Quant au tricot norvégien, il fut popularisé dès le XIXe siècle par un motif devenu récurrent : la rose de Selbu. S’il put apparaître plus tôt, ce fut dans le village de Selbu, dans le comté de Trøndelag, qu’il devint célèbre, lorsqu’en 1857, une jeune fille du nom de Marit Emstad tricota trois paires de moufles ornées de la selburose. Ce motif représentait une rose à huit pétales géométriques, ressemblant un peu à une étoile ou un flocon de neige. L’engouement pour ces moufles fut énorme et de très nombreux exemplaires furent reproduits, d’abord dans le village de Selbu puis dans tout le pays.

A cette époque, la Norvège était encore liée à la Suède et aspirait à son indépendance. Elle s’efforçait alors de se forger une identité nationale à travers sa culture et son artisanat. A l’instar du bunad et du rosemaling, la rose de Selbu devint un symbole patriotique. Diffusée dans le monde entier par l’émigration de Norvégiens et le commerce international, elle contribua à la reconnaissance de la Norvège comme une nation indépendante.

Aujourd’hui, la selburose est encore omniprésente dans le tricot traditionnel norvégien, que des marques comme Marius et Dale of Norway continuent à promouvoir. Ainsi, les moufles de Selbu, ou selbuvotter, restent très populaires et emblématiques.
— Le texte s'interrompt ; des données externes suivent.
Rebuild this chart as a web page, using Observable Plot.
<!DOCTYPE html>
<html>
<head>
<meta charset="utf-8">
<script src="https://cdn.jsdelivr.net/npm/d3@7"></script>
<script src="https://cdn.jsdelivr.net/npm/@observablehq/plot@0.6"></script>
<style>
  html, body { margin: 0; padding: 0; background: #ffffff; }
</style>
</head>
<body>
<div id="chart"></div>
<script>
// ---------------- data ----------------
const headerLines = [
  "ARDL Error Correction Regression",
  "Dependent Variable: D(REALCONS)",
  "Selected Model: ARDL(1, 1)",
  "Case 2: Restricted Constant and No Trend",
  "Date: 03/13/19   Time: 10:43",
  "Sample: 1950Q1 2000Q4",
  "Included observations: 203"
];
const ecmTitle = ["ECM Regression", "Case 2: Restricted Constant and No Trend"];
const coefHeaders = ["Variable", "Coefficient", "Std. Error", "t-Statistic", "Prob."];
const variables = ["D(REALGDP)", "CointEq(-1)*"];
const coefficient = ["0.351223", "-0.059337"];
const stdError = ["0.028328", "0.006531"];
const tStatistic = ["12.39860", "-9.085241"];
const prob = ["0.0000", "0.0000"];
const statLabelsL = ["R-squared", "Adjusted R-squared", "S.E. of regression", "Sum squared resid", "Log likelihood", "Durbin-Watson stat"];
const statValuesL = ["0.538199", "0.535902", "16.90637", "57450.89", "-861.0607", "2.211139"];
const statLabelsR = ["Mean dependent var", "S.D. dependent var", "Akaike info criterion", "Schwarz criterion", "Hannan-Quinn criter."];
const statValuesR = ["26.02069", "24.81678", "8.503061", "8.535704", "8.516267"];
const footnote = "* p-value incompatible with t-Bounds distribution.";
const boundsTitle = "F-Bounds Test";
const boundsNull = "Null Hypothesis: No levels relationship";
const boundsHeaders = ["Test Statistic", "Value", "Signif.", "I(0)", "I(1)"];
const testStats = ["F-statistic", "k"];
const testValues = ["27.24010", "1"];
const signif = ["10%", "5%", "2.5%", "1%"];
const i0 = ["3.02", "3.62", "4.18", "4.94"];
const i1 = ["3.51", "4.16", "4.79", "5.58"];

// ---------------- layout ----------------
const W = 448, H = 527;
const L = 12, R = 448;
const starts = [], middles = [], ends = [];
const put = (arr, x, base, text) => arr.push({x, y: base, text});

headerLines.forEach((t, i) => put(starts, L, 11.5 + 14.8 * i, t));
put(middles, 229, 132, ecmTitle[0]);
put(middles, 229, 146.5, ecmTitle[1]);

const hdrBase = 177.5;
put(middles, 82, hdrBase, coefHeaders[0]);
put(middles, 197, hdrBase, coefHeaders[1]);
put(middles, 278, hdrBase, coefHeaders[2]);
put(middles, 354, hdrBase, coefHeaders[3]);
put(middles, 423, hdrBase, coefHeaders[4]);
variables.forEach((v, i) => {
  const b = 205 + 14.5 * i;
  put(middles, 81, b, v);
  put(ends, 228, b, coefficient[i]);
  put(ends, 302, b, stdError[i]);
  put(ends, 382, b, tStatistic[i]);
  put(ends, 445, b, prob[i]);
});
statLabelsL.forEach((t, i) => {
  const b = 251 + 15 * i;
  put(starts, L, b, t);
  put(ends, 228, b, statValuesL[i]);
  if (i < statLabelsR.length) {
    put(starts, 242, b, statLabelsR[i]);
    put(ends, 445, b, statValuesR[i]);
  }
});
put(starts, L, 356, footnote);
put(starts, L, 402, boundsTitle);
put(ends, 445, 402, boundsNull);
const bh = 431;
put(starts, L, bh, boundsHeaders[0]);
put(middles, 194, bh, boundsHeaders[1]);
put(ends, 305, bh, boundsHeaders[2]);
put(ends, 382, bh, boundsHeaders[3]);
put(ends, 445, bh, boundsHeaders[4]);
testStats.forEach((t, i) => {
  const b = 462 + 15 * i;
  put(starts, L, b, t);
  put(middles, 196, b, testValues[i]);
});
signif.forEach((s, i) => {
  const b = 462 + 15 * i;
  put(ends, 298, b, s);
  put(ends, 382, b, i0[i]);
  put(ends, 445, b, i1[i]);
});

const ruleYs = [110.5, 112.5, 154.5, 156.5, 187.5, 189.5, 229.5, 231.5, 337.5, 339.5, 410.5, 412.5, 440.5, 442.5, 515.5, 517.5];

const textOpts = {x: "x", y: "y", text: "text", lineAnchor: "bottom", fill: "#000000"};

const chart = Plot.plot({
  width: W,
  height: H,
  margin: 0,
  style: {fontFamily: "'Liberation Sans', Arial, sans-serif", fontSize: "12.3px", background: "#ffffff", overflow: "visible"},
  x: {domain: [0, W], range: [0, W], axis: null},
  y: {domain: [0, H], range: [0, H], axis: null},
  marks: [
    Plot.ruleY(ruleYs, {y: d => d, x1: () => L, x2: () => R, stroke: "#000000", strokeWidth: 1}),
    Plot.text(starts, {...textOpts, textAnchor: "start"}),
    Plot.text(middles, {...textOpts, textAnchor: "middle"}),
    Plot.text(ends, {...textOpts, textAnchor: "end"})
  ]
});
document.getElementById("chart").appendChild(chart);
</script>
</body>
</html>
Avec leur forme triangulaire et leur riche décoration, elles se déclinent en plusieurs couleurs, bien que les modèles classiques soient noirs ou rouges. On retrouve également le motif sur des pulls, des bonnets, des écharpes ou encore des chaussettes. Certains bunads l’affichent aussi.

Désormais, la Norvège est devenue un pays riche et moderne, dont les habitants bénéficient d’un des niveaux de vie les plus élevés au monde. Cependant, les Norvégiens n’oublient pas qui étaient leurs ancêtres, des paysans, des pêcheurs et des bûcherons aux conditions de vie et de travail rudes et harassantes. Eux-mêmes héritiers des Vikings, ils traversèrent les siècles avec courage et talent, créant une culture, une identité, une nation. Leur héritage est présent partout, tant dans ce qu’ils construisirent que dans ce qu’ils transmirent de génération en génération. Les musées et les traditions sont là pour nous le rappeler.